The heartbreaking photo of a wounded woman has come to symbolize the tragedy of the Boston Marathon, and the story behind it is just as devastating.
Her name is Nicole Gross. A happy photo taken before the marathon shows her with her sister, Erica, and their mom, Carol. Their mom came to Boston to run the race, and the sisters were there to cheer her on. They were standing near the finish line, eager to cheer for mom, when tragedy struck.
In a heartbeat, joy turned to horror as Nicole, a personal trainer from North Carolina was blasted to the ground by the bomb. Her husband, Michael, was also wounded. But it was Erica who caught the worst of it and lost a leg.
Another woman's sorrow knows no bounds.

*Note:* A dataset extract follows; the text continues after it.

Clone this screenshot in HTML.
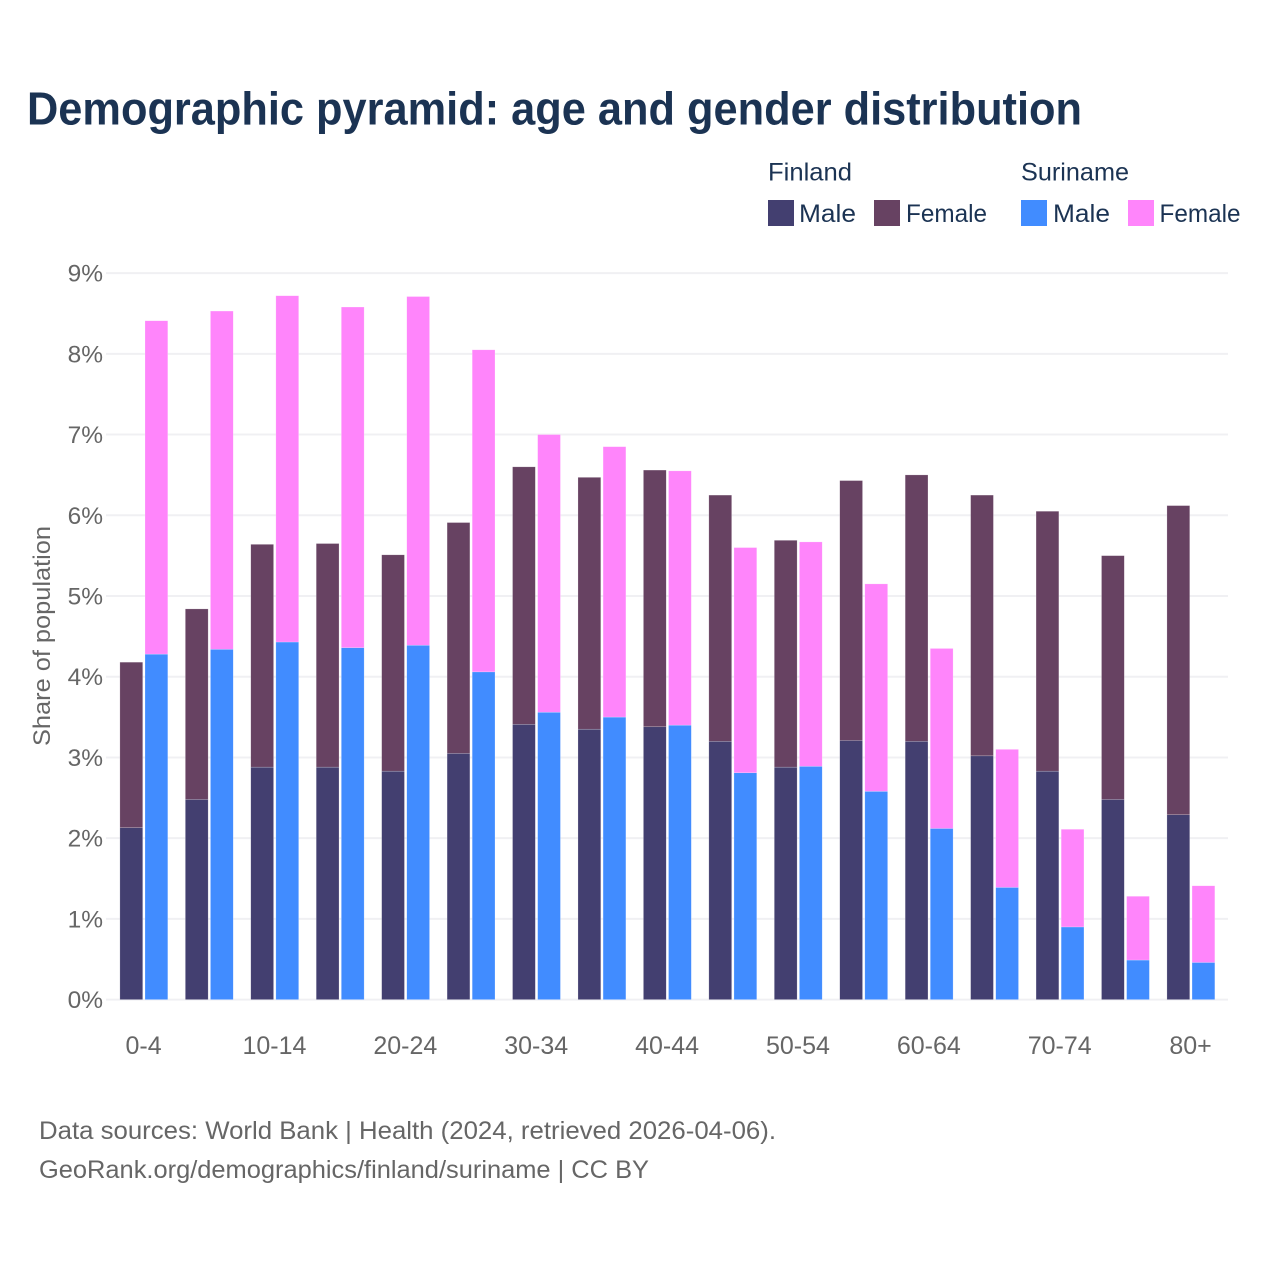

She's the mother of Krystle Campbell, a restaurant manager who was killed by the bomb.
At first, Patty Campbell had been told her daughter was only wounded. But the wounded woman turned out to be Krystle's friend who was watching the race with her. Krystle's mom learned the terrible truth at the hospital.

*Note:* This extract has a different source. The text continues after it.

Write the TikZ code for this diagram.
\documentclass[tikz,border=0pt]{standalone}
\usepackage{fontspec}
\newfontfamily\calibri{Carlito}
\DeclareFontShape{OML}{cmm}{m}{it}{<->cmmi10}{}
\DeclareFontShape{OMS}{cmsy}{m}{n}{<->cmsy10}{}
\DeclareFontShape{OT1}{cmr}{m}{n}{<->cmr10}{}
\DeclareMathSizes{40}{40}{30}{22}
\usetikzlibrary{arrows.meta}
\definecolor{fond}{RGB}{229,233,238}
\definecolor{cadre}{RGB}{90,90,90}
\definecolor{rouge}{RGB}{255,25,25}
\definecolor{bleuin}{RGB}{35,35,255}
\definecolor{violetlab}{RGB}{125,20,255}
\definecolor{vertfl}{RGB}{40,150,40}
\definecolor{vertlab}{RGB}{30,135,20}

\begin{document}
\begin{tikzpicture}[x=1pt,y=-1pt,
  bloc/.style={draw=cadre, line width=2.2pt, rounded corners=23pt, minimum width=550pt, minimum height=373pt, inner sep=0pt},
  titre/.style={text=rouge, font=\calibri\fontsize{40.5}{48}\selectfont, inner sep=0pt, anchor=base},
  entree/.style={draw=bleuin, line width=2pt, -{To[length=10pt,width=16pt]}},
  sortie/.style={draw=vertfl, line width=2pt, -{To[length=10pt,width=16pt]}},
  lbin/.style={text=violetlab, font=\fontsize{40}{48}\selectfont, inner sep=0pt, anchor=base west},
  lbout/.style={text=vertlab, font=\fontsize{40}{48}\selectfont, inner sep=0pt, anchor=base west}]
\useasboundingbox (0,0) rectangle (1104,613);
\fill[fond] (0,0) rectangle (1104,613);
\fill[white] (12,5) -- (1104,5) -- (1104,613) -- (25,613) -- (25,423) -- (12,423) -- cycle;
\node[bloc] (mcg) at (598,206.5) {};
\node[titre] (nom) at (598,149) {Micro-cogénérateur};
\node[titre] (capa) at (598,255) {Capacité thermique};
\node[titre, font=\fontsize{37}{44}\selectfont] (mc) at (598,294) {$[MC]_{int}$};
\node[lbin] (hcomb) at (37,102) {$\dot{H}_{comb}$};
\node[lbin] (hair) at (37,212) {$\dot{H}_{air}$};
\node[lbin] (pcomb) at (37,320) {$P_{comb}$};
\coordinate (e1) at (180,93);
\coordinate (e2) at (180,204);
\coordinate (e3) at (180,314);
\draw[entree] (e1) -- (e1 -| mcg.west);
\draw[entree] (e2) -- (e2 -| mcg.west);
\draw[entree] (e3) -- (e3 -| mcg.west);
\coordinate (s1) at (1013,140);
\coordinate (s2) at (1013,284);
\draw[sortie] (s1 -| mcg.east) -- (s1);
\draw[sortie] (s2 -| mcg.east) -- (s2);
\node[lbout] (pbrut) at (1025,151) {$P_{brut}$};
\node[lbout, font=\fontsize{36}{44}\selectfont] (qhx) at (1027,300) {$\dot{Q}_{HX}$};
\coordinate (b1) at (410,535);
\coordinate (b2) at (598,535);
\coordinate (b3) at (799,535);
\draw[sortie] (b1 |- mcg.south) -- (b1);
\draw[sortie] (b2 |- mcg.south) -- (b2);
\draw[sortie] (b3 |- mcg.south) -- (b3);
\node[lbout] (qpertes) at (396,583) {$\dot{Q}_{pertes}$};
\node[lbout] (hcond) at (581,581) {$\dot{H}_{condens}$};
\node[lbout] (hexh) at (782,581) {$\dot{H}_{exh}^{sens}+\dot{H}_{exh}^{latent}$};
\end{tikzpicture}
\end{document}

Another iconic image from the marathon: a wounded spectator named Jeff Bauman, who lost both his legs. An heroic man in the cowboy hat, was photographed putting a tourniquet on Bauman's leg. His name is Carlos Arredondo, a peace activist whose son, a Marine, was killed in Iraq in 2004.

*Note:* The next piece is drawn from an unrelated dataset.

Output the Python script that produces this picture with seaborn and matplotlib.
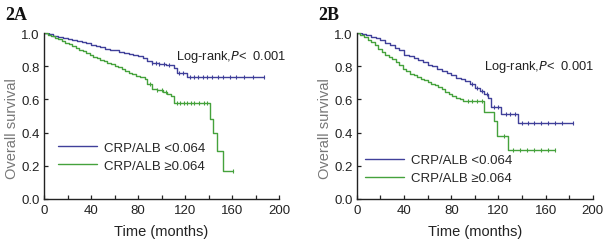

When the bombs went off, Arredondo ran to help Jeff Bauman, later recalling: "I went down to the ground to comfort him."
And we're learning more about littlest victim, Martin Richard, and what impelled him to create that heartbreaking poster reading: "No more hurting people. Peace."
It seems Martin was deeply affected by the shooting death of Trayvon Martin, and made the poster in response to that tragedy.
Now, little Martin's poster has become a worldwide symbol of a cry for hope in these troubled times.